Fuimos felices con José Pinho, hombre generoso y valiente, soñador de todas las utopías. Conservar su memoria será seguir apostando por la cultura y los encuentros y hacerlo con la naturalidad con la que él organizaba la vida. Nunca trabajó para él, por eso hombres y mujeres de tres continentes lo despiden con pasión. Es lo que tiene la bondad, que germina, se hace ver y florece. Acojámonos a la sombra de José Pinho para brindar, con el mejor tinto, por haber compartido su tiempo y su hermosa locura.
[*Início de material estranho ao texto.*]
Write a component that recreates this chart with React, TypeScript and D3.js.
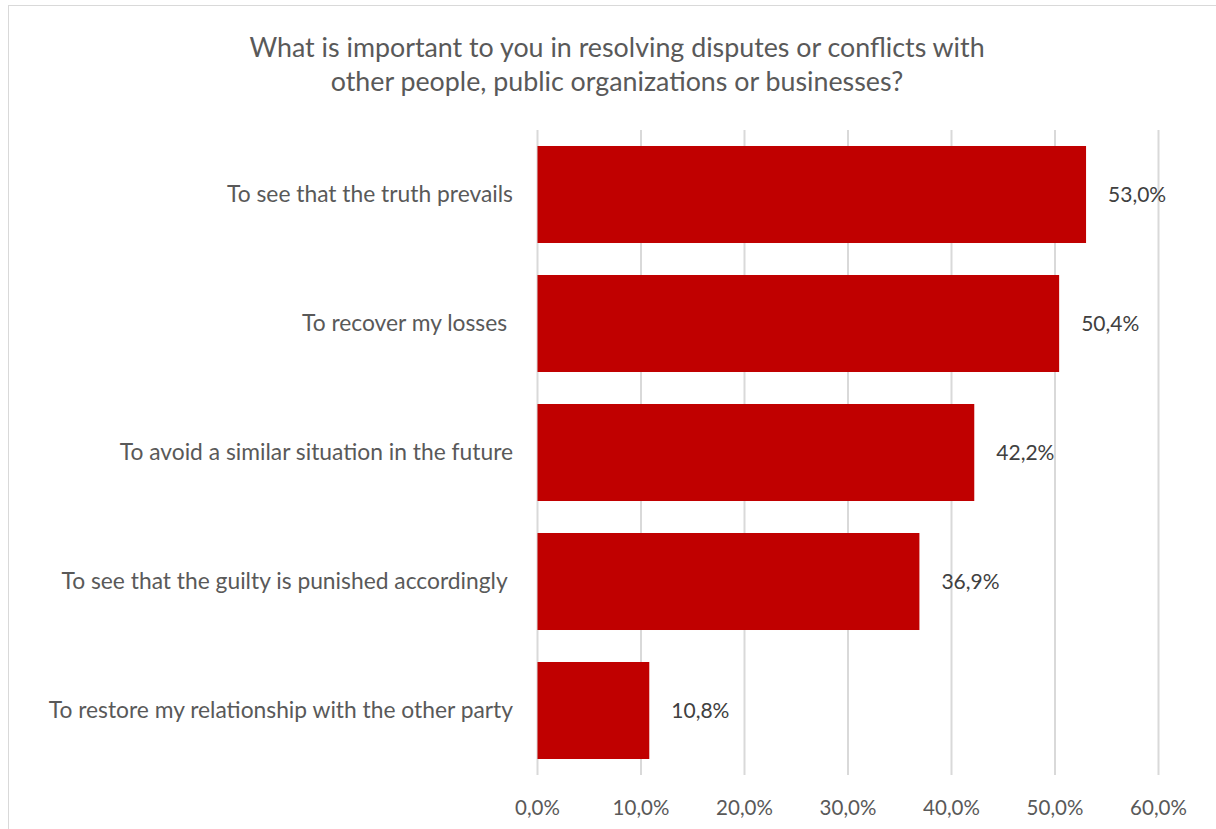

Pilar del Río – presidenta da FJS


Sempre se disse (acho que fui eu) que o Zé Pinho começava as casas pelo telhado.
Isso poderia ser preocupante em si, mas nele acreditava-se no que ele acreditasse. Por baixo do telhado ia preenchendo os espaços díspares, úteis por função e fruição. Ele sempre juntou essas duas características. Sabia que a função da cultura era tanto de ser útil, como gratuita. E assim se deslocava, como se nada tivesse sido, com aqueles olhos claros inacreditáveis.

Um rasto de luz que se foi.

Faz-nos falta, o Zé Pinho. Agradecemos.

Sérgio Godinho – músico

© Daniel Mordzinski

José Pinho foi um guerreiro como poucos. Não só porque se entregou de corpo e alma à cultura, abrindo livrarias nos lugares mais inusitados, reunindo escritores e artistas nos vários eventos que organizava, mas também – e sobretudo – porque o fez com uma alegria imbatível. Se hoje estamos tristes é porque perdemos um dos mais belos sorrisos de Portugal.